→ **CHALLENGE**
Without the pictures, can you quote each line below exactly?

→ **MATERIAL SUPPLIED**
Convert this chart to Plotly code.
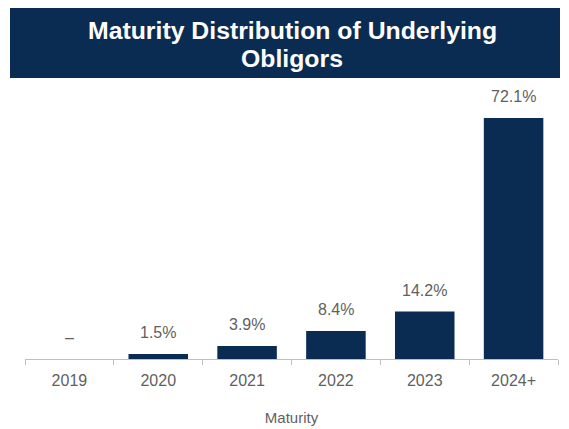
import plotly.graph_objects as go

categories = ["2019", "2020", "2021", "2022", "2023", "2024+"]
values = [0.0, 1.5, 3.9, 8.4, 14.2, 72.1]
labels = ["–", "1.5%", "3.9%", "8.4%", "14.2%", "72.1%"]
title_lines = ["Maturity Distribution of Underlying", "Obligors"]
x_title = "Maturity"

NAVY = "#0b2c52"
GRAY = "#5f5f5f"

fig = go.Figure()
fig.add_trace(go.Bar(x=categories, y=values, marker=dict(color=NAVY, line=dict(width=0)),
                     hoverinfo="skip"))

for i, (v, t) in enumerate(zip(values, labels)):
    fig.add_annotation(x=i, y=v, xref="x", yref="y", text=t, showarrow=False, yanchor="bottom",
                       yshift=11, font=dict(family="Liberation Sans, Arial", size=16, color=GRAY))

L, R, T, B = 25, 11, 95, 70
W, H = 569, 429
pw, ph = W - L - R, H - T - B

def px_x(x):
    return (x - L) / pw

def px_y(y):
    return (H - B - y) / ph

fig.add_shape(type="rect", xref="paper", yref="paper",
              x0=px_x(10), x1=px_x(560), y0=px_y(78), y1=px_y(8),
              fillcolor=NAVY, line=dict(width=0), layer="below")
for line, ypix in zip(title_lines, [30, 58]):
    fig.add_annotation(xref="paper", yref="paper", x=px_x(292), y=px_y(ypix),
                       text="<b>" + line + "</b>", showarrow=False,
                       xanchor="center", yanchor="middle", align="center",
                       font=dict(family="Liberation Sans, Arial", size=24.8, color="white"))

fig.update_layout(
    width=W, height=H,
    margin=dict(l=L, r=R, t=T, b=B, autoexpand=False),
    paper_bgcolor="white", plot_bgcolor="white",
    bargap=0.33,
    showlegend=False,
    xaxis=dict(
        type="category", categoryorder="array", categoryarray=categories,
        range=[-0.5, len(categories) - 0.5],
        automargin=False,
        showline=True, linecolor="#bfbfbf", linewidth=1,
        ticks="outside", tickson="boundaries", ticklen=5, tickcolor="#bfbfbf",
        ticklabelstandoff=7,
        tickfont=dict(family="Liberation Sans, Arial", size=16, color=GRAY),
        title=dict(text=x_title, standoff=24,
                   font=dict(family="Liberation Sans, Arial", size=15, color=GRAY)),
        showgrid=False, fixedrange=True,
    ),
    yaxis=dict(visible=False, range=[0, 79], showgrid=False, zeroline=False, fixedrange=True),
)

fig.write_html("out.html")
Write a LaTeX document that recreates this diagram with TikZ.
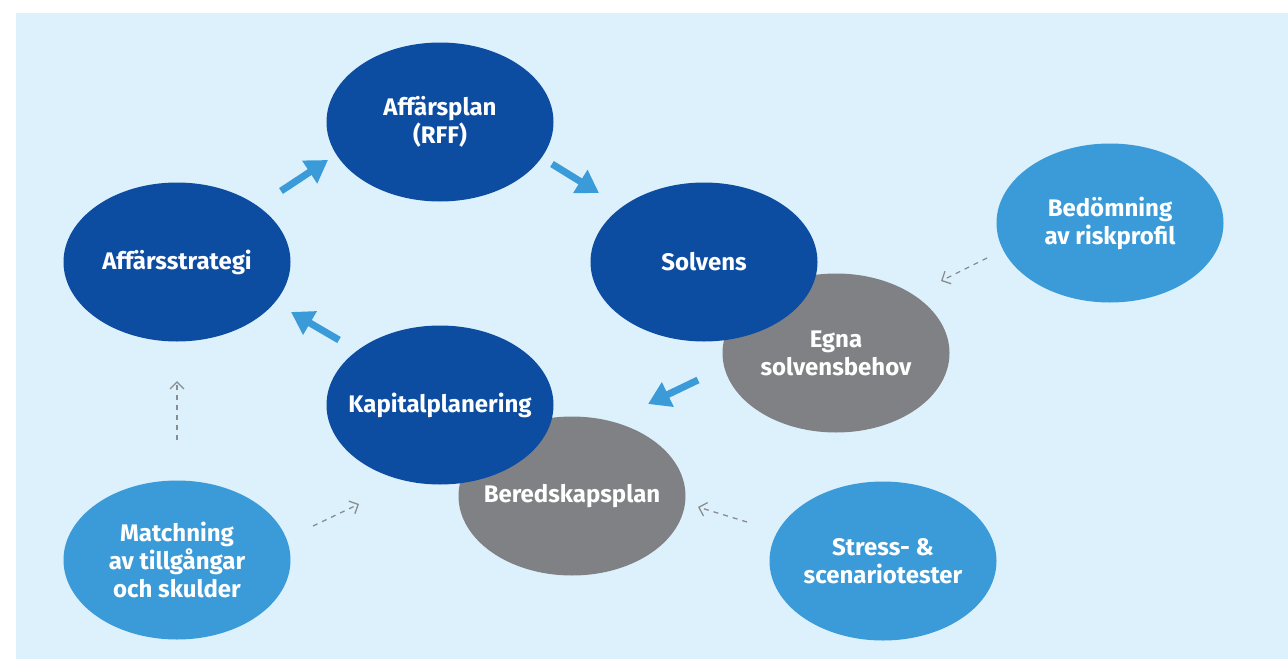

→ **ANSWER TO THE PROBLEM**
Convert this chart to Plotly code.
import plotly.graph_objects as go

categories = ["2019", "2020", "2021", "2022", "2023", "2024+"]
values = [0.0, 1.5, 3.9, 8.4, 14.2, 72.1]
labels = ["–", "1.5%", "3.9%", "8.4%", "14.2%", "72.1%"]
title_lines = ["Maturity Distribution of Underlying", "Obligors"]
x_title = "Maturity"

NAVY = "#0b2c52"
GRAY = "#5f5f5f"

fig = go.Figure()
fig.add_trace(go.Bar(x=categories, y=values, marker=dict(color=NAVY, line=dict(width=0)),
                     hoverinfo="skip"))

for i, (v, t) in enumerate(zip(values, labels)):
    fig.add_annotation(x=i, y=v, xref="x", yref="y", text=t, showarrow=False, yanchor="bottom",
                       yshift=11, font=dict(family="Liberation Sans, Arial", size=16, color=GRAY))

L, R, T, B = 25, 11, 95, 70
W, H = 569, 429
pw, ph = W - L - R, H - T - B

def px_x(x):
    return (x - L) / pw

def px_y(y):
    return (H - B - y) / ph

fig.add_shape(type="rect", xref="paper", yref="paper",
              x0=px_x(10), x1=px_x(560), y0=px_y(78), y1=px_y(8),
              fillcolor=NAVY, line=dict(width=0), layer="below")
for line, ypix in zip(title_lines, [30, 58]):
    fig.add_annotation(xref="paper", yref="paper", x=px_x(292), y=px_y(ypix),
                       text="<b>" + line + "</b>", showarrow=False,
                       xanchor="center", yanchor="middle", align="center",
                       font=dict(family="Liberation Sans, Arial", size=24.8, color="white"))

fig.update_layout(
    width=W, height=H,
    margin=dict(l=L, r=R, t=T, b=B, autoexpand=False),
    paper_bgcolor="white", plot_bgcolor="white",
    bargap=0.33,
    showlegend=False,
    xaxis=dict(
        type="category", categoryorder="array", categoryarray=categories,
        range=[-0.5, len(categories) - 0.5],
        automargin=False,
        showline=True, linecolor="#bfbfbf", linewidth=1,
        ticks="outside", tickson="boundaries", ticklen=5, tickcolor="#bfbfbf",
        ticklabelstandoff=7,
        tickfont=dict(family="Liberation Sans, Arial", size=16, color=GRAY),
        title=dict(text=x_title, standoff=24,
                   font=dict(family="Liberation Sans, Arial", size=15, color=GRAY)),
        showgrid=False, fixedrange=True,
    ),
    yaxis=dict(visible=False, range=[0, 79], showgrid=False, zeroline=False, fixedrange=True),
)

fig.write_html("out.html")
Write a LaTeX document that recreates this diagram with TikZ.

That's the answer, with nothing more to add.